Tetradecylthioacetic acid and tetradecylselenoacetic acid inhibit lipid peroxidation and interact with superoxide radical

Reactive oxygen species are thought to induce cellular damage and to play a pathological role in several human diseases. Tetradecylthioacetic acid (TTA) was previously reported to prevent the oxidative modification of low-density lipoprotein (LDL) particles and to act as an antioxidant. In this study we present a new fatty acid analogue, namely tetradecylselenoacetic acid (TSA), in which the sulfur atom of TTA is replaced by a selenium atom. TSA was more potent than TTA in increasing the lag time before the onset of LDL oxidation and this effect was dose dependent.
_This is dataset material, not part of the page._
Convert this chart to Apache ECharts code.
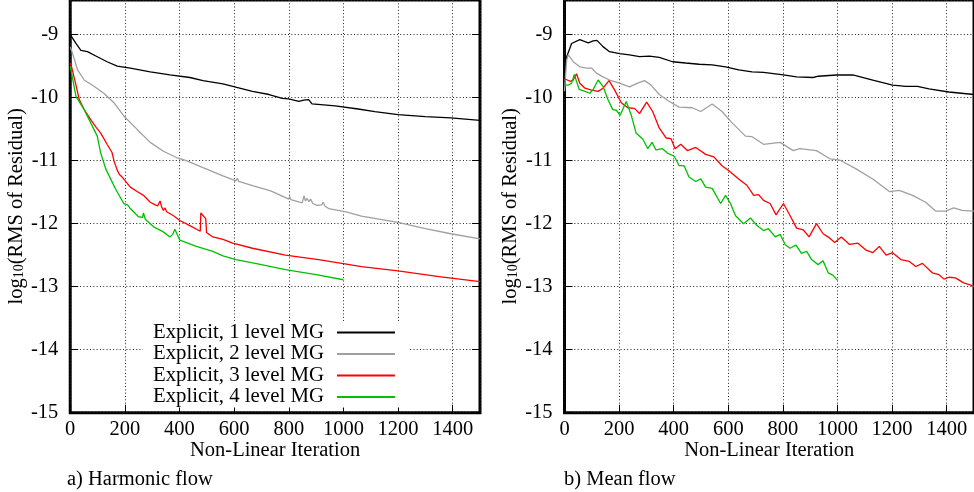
<!DOCTYPE html>
<html>
<head>
<meta charset="utf-8">
<script src="https://cdn.jsdelivr.net/npm/echarts@6/dist/echarts.min.js"></script>
<style>
  html, body { margin: 0; padding: 0; background: #fff; }
  #chart { width: 974px; height: 492px; }
</style>
</head>
<body>
<div id="chart"></div>
<script>
// series names as in the key
const seriesNames = [
  'Explicit, 1 level MG',
  'Explicit, 2 level MG',
  'Explicit, 3 level MG',
  'Explicit, 4 level MG',
]
const seriesColors = ['#000000', '#a0a0a0', '#ff0000', '#00c000']

// a) Harmonic flow, [iteration, log10 residual]
const harmonic1 = [[0,-9.0],[5,-9.01],[21,-9.14],[39,-9.25],[63,-9.27],[99,-9.35],[135,-9.43],[172,-9.5],[220,-9.53],[293,-9.59],[365,-9.64],[438,-9.68],[486,-9.73],[559,-9.78],[595,-9.82],[667,-9.9],[728,-9.95],[776,-10.01],[800,-10.02],[837,-10.06],[855,-10.04],[873,-10.03],[885,-10.1],[970,-10.13],[1054,-10.18],[1115,-10.22],[1200,-10.27],[1300,-10.3],[1393,-10.32],[1500,-10.36]]
const harmonic2 = [[0,-9.2],[5,-9.25],[27,-9.56],[51,-9.72],[87,-9.82],[123,-9.93],[160,-10.08],[196,-10.29],[244,-10.5],[293,-10.71],[341,-10.85],[389,-10.95],[425,-11.0],[486,-11.11],[559,-11.24],[607,-11.32],[612,-11.28],[617,-11.33],[670,-11.4],[728,-11.47],[735,-11.44],[740,-11.49],[800,-11.61],[803,-11.57],[808,-11.62],[849,-11.67],[856,-11.56],[861,-11.64],[867,-11.6],[874,-11.65],[880,-11.61],[888,-11.68],[903,-11.71],[921,-11.7],[926,-11.66],[932,-11.72],[946,-11.76],[1006,-11.81],[1066,-11.88],[1200,-11.98],[1300,-12.08],[1393,-12.16],[1500,-12.24]]
const harmonic3 = [[0,-9.45],[5,-9.51],[20,-9.78],[33,-10.03],[50,-10.18],[75,-10.35],[95,-10.47],[111,-10.56],[135,-10.74],[153,-10.87],[160,-11.0],[172,-11.15],[180,-11.22],[185,-11.2],[190,-11.26],[220,-11.42],[245,-11.49],[268,-11.55],[293,-11.66],[300,-11.63],[306,-11.69],[313,-11.66],[320,-11.72],[329,-11.64],[335,-11.74],[341,-11.79],[347,-11.75],[353,-11.81],[360,-11.79],[377,-11.87],[401,-11.95],[438,-12.03],[476,-12.12],[478,-11.83],[496,-11.92],[499,-12.14],[522,-12.21],[559,-12.25],[595,-12.31],[667,-12.39],[788,-12.5],[909,-12.57],[994,-12.63],[1066,-12.68],[1200,-12.75],[1350,-12.84],[1500,-12.92]]
const harmonic4 = [[0,-9.5],[5,-9.61],[21,-9.98],[51,-10.19],[75,-10.4],[99,-10.61],[111,-10.87],[130,-11.13],[166,-11.45],[196,-11.68],[210,-11.7],[215,-11.73],[220,-11.76],[250,-11.89],[265,-11.9],[268,-11.83],[275,-11.93],[305,-12.05],[341,-12.13],[365,-12.21],[375,-12.17],[383,-12.09],[401,-12.26],[462,-12.36],[522,-12.44],[559,-12.51],[607,-12.57],[700,-12.65],[788,-12.73],[900,-12.81],[1000,-12.89]]

// b) Mean flow
const mean1 = [[0,-9.6],[8,-9.35],[26,-9.14],[56,-9.08],[68,-9.1],[87,-9.13],[105,-9.1],[119,-9.09],[141,-9.19],[165,-9.27],[202,-9.3],[238,-9.32],[275,-9.35],[311,-9.34],[347,-9.36],[396,-9.43],[444,-9.45],[493,-9.47],[541,-9.48],[590,-9.51],[638,-9.56],[687,-9.59],[729,-9.6],[802,-9.64],[850,-9.67],[911,-9.68],[929,-9.66],[996,-9.64],[1056,-9.64],[1129,-9.72],[1202,-9.8],[1250,-9.82],[1293,-9.82],[1335,-9.86],[1408,-9.91],[1500,-9.95]]
const mean2 = [[0,-9.9],[8,-9.4],[14,-9.32],[32,-9.43],[56,-9.51],[81,-9.53],[99,-9.53],[117,-9.61],[141,-9.67],[165,-9.72],[202,-9.77],[238,-9.83],[268,-9.77],[293,-9.73],[317,-9.8],[347,-9.95],[384,-10.06],[420,-10.15],[468,-10.16],[499,-10.22],[541,-10.1],[577,-10.22],[614,-10.4],[663,-10.61],[687,-10.62],[729,-10.74],[790,-10.71],[838,-10.84],[862,-10.81],[923,-10.84],[972,-10.97],[1008,-10.99],[1068,-11.13],[1129,-11.29],[1190,-11.49],[1226,-11.47],[1275,-11.55],[1323,-11.66],[1359,-11.8],[1396,-11.8],[1426,-11.75],[1456,-11.79],[1500,-11.8]]
const mean3 = [[0,-9.7],[5,-9.72],[20,-9.74],[32,-9.72],[44,-9.62],[56,-9.77],[75,-9.85],[99,-9.88],[123,-9.9],[141,-9.85],[163,-9.73],[184,-9.88],[208,-10.08],[232,-10.16],[256,-10.17],[275,-10.25],[301,-10.07],[323,-10.22],[347,-10.48],[372,-10.64],[390,-10.65],[405,-10.81],[426,-10.74],[450,-10.84],[481,-10.79],[517,-10.9],[547,-10.94],[577,-11.08],[602,-11.16],[638,-11.29],[668,-11.39],[693,-11.55],[711,-11.54],[729,-11.63],[753,-11.68],[775,-11.86],[802,-11.68],[826,-11.87],[850,-12.07],[875,-12.1],[896,-12.21],[923,-12.0],[947,-12.16],[972,-12.23],[990,-12.3],[1014,-12.21],[1044,-12.33],[1075,-12.31],[1105,-12.42],[1129,-12.46],[1153,-12.36],[1178,-12.5],[1202,-12.46],[1232,-12.57],[1263,-12.6],[1287,-12.68],[1311,-12.63],[1347,-12.78],[1372,-12.81],[1390,-12.88],[1408,-12.85],[1432,-12.86],[1462,-12.94],[1500,-12.99]]
const mean4 = [[0,-9.8],[5,-9.82],[14,-9.8],[26,-9.77],[36,-9.63],[44,-9.74],[54,-9.87],[75,-9.9],[93,-9.93],[105,-9.87],[123,-9.72],[141,-9.82],[159,-10.03],[177,-10.19],[190,-10.2],[204,-10.28],[226,-10.06],[244,-10.27],[262,-10.56],[287,-10.66],[305,-10.81],[321,-10.71],[335,-10.83],[359,-10.81],[377,-10.88],[402,-10.93],[420,-11.08],[438,-11.08],[456,-11.26],[481,-11.33],[499,-11.29],[517,-11.42],[541,-11.44],[572,-11.68],[590,-11.55],[608,-11.68],[626,-11.87],[656,-12.0],[681,-11.91],[705,-12.03],[729,-12.11],[747,-12.08],[772,-12.21],[790,-12.17],[808,-12.33],[826,-12.39],[848,-12.34],[868,-12.47],[887,-12.44],[905,-12.57],[929,-12.65],[947,-12.59],[966,-12.78],[984,-12.82],[1000,-12.9]]

const panels = [
  [harmonic1, harmonic2, harmonic3, harmonic4],
  [mean1, mean2, mean3, mean4],
]
const captions = ['a) Harmonic flow', 'b) Mean flow']

const FONT = 'Liberation Serif'
const FONT_SIZE = 20.5
const X_MIN = 0
const X_MAX = 1500
const Y_MIN = -15
const Y_MAX = -8.45

const chart = echarts.init(document.getElementById('chart'))

const gridLine = { show: true, lineStyle: { color: '#222', width: 1, type: [1, 2.3] } }
const tick = { show: true, inside: true, length: 8, lineStyle: { color: '#000', width: 1 } }

const xAxisFor = (gridIndex) => ({
  type: 'value',
  gridIndex,
  min: X_MIN,
  max: X_MAX,
  interval: 200,
  name: 'Non-Linear Iteration',
  nameLocation: 'middle',
  nameGap: 28,
  nameMoveOverlap: false,
  nameTextStyle: { fontFamily: FONT, fontSize: FONT_SIZE, color: '#000', lineHeight: 20 },
  axisLine: { show: false },
  axisTick: tick,
  axisLabel: {
    fontFamily: FONT,
    fontSize: FONT_SIZE,
    color: '#000',
    margin: 6,
    showMaxLabel: false,
    formatter: (v) => String(v),
  },
  splitLine: gridLine,
})

const yAxisFor = (gridIndex) => ({
  type: 'value',
  gridIndex,
  min: Y_MIN,
  max: Y_MAX,
  interval: 1,
  name: '{a|log}{b|10}{a|(RMS of Residual)}',
  nameLocation: 'middle',
  nameGap: 33,
  nameTextStyle: {
    rich: {
      a: { fontFamily: FONT, fontSize: FONT_SIZE, color: '#000', lineHeight: 20, verticalAlign: 'top' },
      b: { fontFamily: FONT, fontSize: 14, color: '#000', lineHeight: 14, padding: [11, 0, 0, 0], verticalAlign: 'bottom' },
    },
  },
  axisLine: { show: false },
  axisTick: tick,
  axisLabel: {
    fontFamily: FONT,
    fontSize: FONT_SIZE,
    color: '#000',
    margin: 12,
    showMaxLabel: false,
  },
  splitLine: gridLine,
})

const series = []
panels.forEach((lines, p) => {
  lines.forEach((data, i) => {
    series.push({
      type: 'line',
      name: seriesNames[i],
      xAxisIndex: p,
      yAxisIndex: p,
      data,
      symbol: 'none',
      lineStyle: { color: seriesColors[i], width: 1.3 },
      itemStyle: { color: seriesColors[i] },
      emphasis: { disabled: true },
      z: 3,
    })
  })
})

chart.setOption({
  animation: false,
  backgroundColor: '#fff',
  textStyle: { fontFamily: FONT },
  grid: [
    { left: 66, right: 494, top: -4, bottom: 79.3, show: true, borderColor: '#000', borderWidth: 3, backgroundColor: 'transparent' },
    { left: 564.5, right: -3, top: -4, bottom: 79.3, show: true, borderColor: '#000', borderWidth: 3, backgroundColor: 'transparent' },
  ],
  xAxis: [xAxisFor(0), xAxisFor(1)],
  yAxis: [
    yAxisFor(0),
    yAxisFor(1),
    // mirrored ticks on the right frame of panel a
    {
      type: 'value',
      gridIndex: 0,
      position: 'right',
      min: Y_MIN,
      max: Y_MAX,
      interval: 1,
      axisLine: { show: false },
      axisTick: tick,
      axisLabel: { show: false },
      splitLine: { show: false },
    },
  ],
  legend: {
    data: seriesNames,
    orient: 'vertical',
    left: 143,
    top: 321,
    align: 'right',
    icon: 'rect',
    itemWidth: 58,
    itemHeight: 2,
    itemGap: 0.5,
    padding: [1, 13, 0, 10],
    backgroundColor: '#fff',
    selectedMode: false,
    textStyle: { fontFamily: FONT, fontSize: 20.8, color: '#000', lineHeight: 20, padding: [0, 8, 0, 0] },
  },
  graphic: [
    { type: 'text', left: 67, top: 469, style: { text: captions[0], font: '20.5px "Liberation Serif"', fill: '#000' } },
    { type: 'text', left: 564, top: 469, style: { text: captions[1], font: '20.5px "Liberation Serif"', fill: '#000' } },
  ],
  series,
})
</script>
</body>
</html>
TTA and TSA were shown to reduce the iron-ascorbate-induced microsomal lipid peroxidation, TSA being more efficient than TTA. TTA and TSA, in the presence of iron, interacted with the superoxide radical as assessed by direct and indirect testing methods. TSA like TTA failed to scavenge 1.1-diphenyl-2-picrylhydrazyl radicals. TSA bound copper ions as shown by the wavelength spectra measurement. These results suggest that TTA and TSA exert their antioxidant capacity by interaction with copper or iron ions in radical scavenging, TSA being more potent than TTA. Nevertheless, a chelating effect resulting in chemically inactive metal ions cannot be excluded.